WORK TO COMPLETE:
All lines from the beginning of the listing through the line with "-- ($(#2)+(30,75)$) -- ($(#2)+(8,60)$)" are to be copied word for word; the pictures are not.

MATERIAL:

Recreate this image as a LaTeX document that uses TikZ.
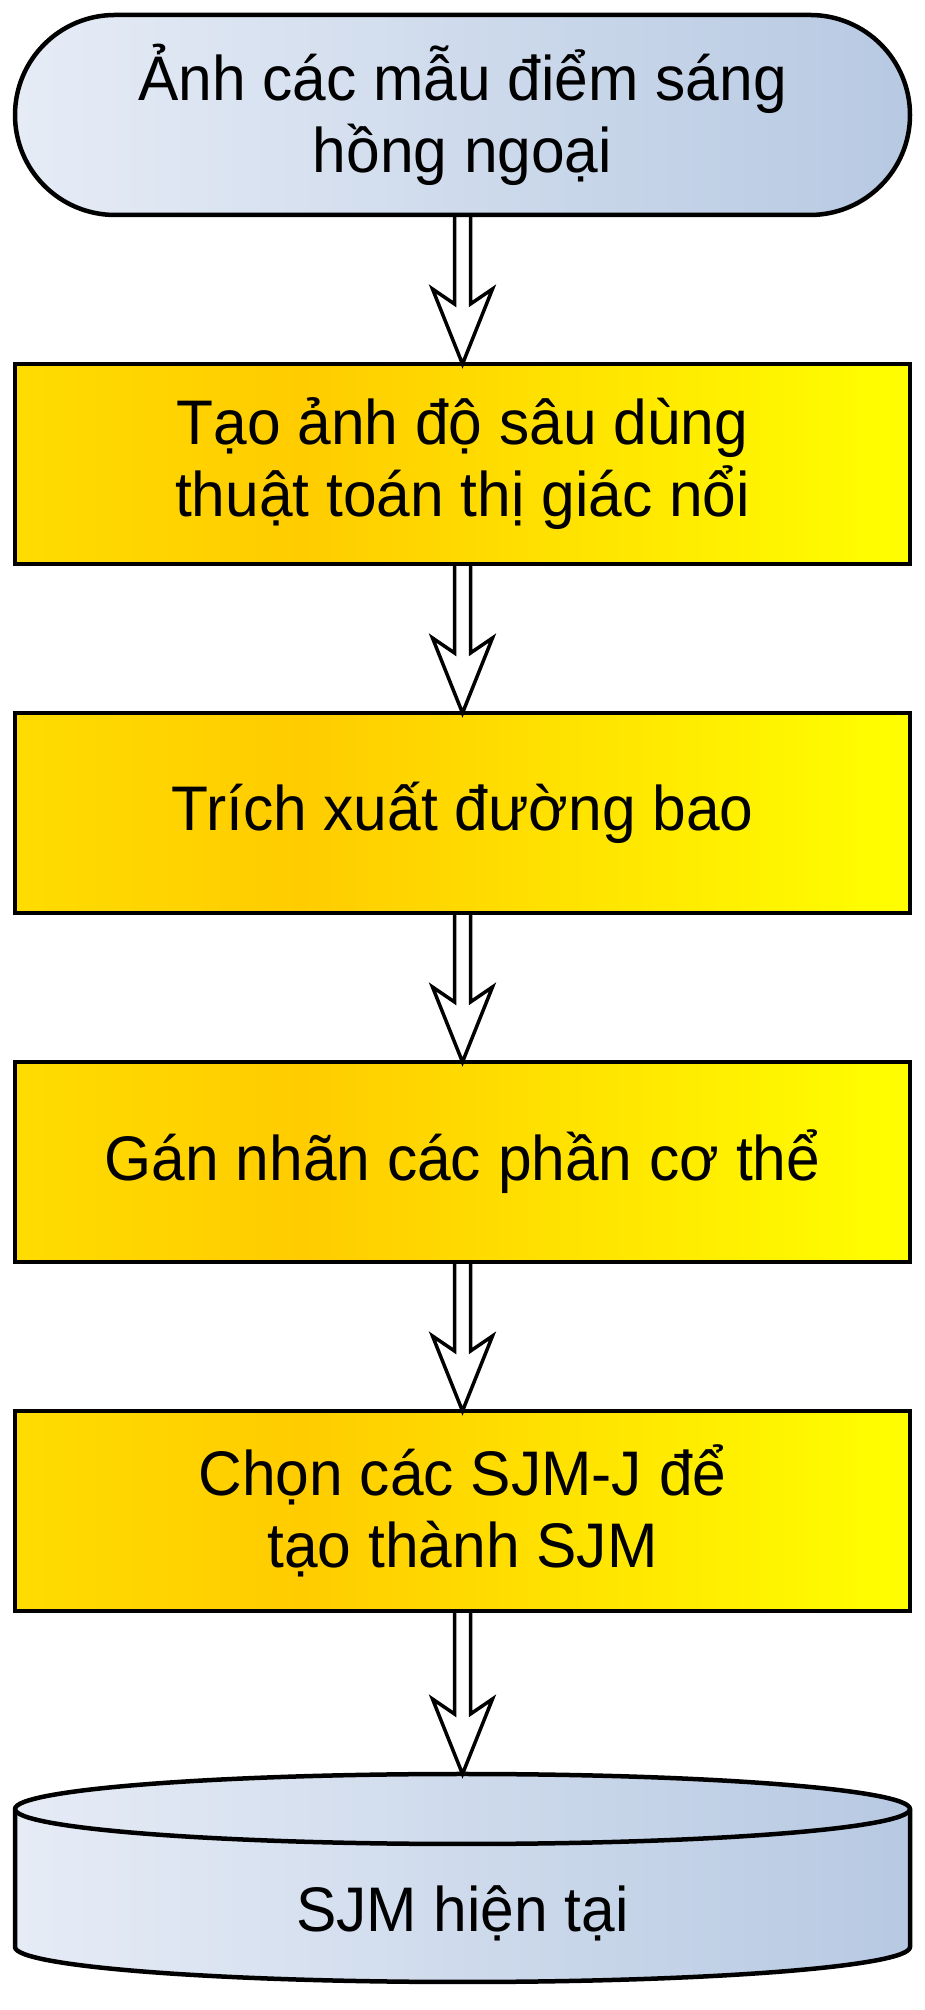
\documentclass[tikz,border=0pt]{standalone}
\usepackage{fontspec}
\setmainfont{Liberation Sans}[FakeStretch=0.96]
\usepackage{tikz}
\usetikzlibrary{shapes,positioning,calc,backgrounds}

\definecolor{paleblue}{HTML}{E6ECF6}
\definecolor{steelblue}{HTML}{B7C9E2}
\definecolor{goldleft}{HTML}{FFDC00}
\definecolor{goldmid}{HTML}{FFCC00}
\definecolor{goldright}{HTML}{FFFF00}

\pgfdeclarehorizontalshading{goldfade}{100bp}{color(0bp)=(goldleft); color(25bp)=(goldleft); color(41bp)=(goldmid); color(75bp)=(goldright); color(100bp)=(goldright)}

% hollow double arrow from a node to a target point
\newcommand{\flowarrow}[2]{%
	\draw[flow] ($(#1.south)+(-8,0)$) -- ($(#2)+(-8,60)$) -- ($(#2)+(-30,75)$) -- (#2)
		-- ($(#2)+(30,75)$) -- ($(#2)+(8,60)$) -- ($(#1.south)+(8,0)$);}

\begin{document}
\begin{tikzpicture}[
		x=1pt, y=1pt,
		font=\fontsize{63}{72}\selectfont,
		terminal/.style={
			rectangle,
			rounded corners=100pt,
			draw,
			line width=4.5pt,
			left color=paleblue,
			right color=steelblue,
			minimum width=895pt,
			minimum height=200pt,
			outer sep=0pt,
			align=center
			},
		block/.style={
			rectangle,
			draw,
			line width=4.5pt,
			shading=goldfade,
			minimum width=895pt,
			minimum height=200pt,
			outer sep=0pt,
			align=center
			},
		store/.style={
			rectangle,
			minimum width=895pt,
			minimum height=138pt,
			outer sep=0pt
			},
		flow/.style={
			draw,
			line width=3.5pt,
			miter limit=10
			}]
	    \useasboundingbox (0,0) rectangle (925,2010);
	    % Place nodes
	    \node [terminal] (input) at (462.5,1895) {Ảnh các mẫu điểm sáng\\hồng ngoại};
	    \node [block, below=149pt of input] (depth) {Tạo ảnh độ sâu dùng\\thuật toán thị giác nổi};
	    \node [block, below=149pt of depth] (contour) {Trích xuất đường bao};
	    \node [block, below=149pt of contour] (label) {Gán nhãn các phần cơ thể};
	    \node [block, below=149pt of label] (select) {Chọn các SJM-J để\\tạo thành SJM};
	    \node [store, below=233pt of select] (current) {SJM hiện tại};
	    \coordinate (currenttop) at ($(current.north)+(0,70)$);

	    % Draw the cylinder
	    \begin{scope}[on background layer]
	    	\path [left color=paleblue, right color=steelblue, draw, line width=4.5pt]
	    		($(current.south west)+(0,35)$) -- ($(current.north west)+(0,35)$)
	    		arc[start angle=180, end angle=0, x radius=447.5pt, y radius=35pt]
	    		-- ($(current.south east)+(0,35)$)
	    		arc[start angle=0, end angle=-180, x radius=447.5pt, y radius=35pt] -- cycle;
	    	\draw [line width=4.5pt] ($(current.north west)+(0,35)$)
	    		arc[start angle=180, end angle=360, x radius=447.5pt, y radius=35pt];
	    \end{scope}

	    % Draw edges
	    \flowarrow{input}{depth.north}
	    \flowarrow{depth}{contour.north}
	    \flowarrow{contour}{label.north}
	    \flowarrow{label}{select.north}
	    \flowarrow{select}{currenttop}
	\end{tikzpicture}
\end{document}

RESPONSE:
Recreate this image as a LaTeX document that uses TikZ.
\documentclass[tikz,border=0pt]{standalone}
\usepackage{fontspec}
\setmainfont{Liberation Sans}[FakeStretch=0.96]
\usepackage{tikz}
\usetikzlibrary{shapes,positioning,calc,backgrounds}

\definecolor{paleblue}{HTML}{E6ECF6}
\definecolor{steelblue}{HTML}{B7C9E2}
\definecolor{goldleft}{HTML}{FFDC00}
\definecolor{goldmid}{HTML}{FFCC00}
\definecolor{goldright}{HTML}{FFFF00}

\pgfdeclarehorizontalshading{goldfade}{100bp}{color(0bp)=(goldleft); color(25bp)=(goldleft); color(41bp)=(goldmid); color(75bp)=(goldright); color(100bp)=(goldright)}

% hollow double arrow from a node to a target point
\newcommand{\flowarrow}[2]{%
	\draw[flow] ($(#1.south)+(-8,0)$) -- ($(#2)+(-8,60)$) -- ($(#2)+(-30,75)$) -- (#2)
		-- ($(#2)+(30,75)$) -- ($(#2)+(8,60)$) -- ($(#1.south)+(8,0)$);}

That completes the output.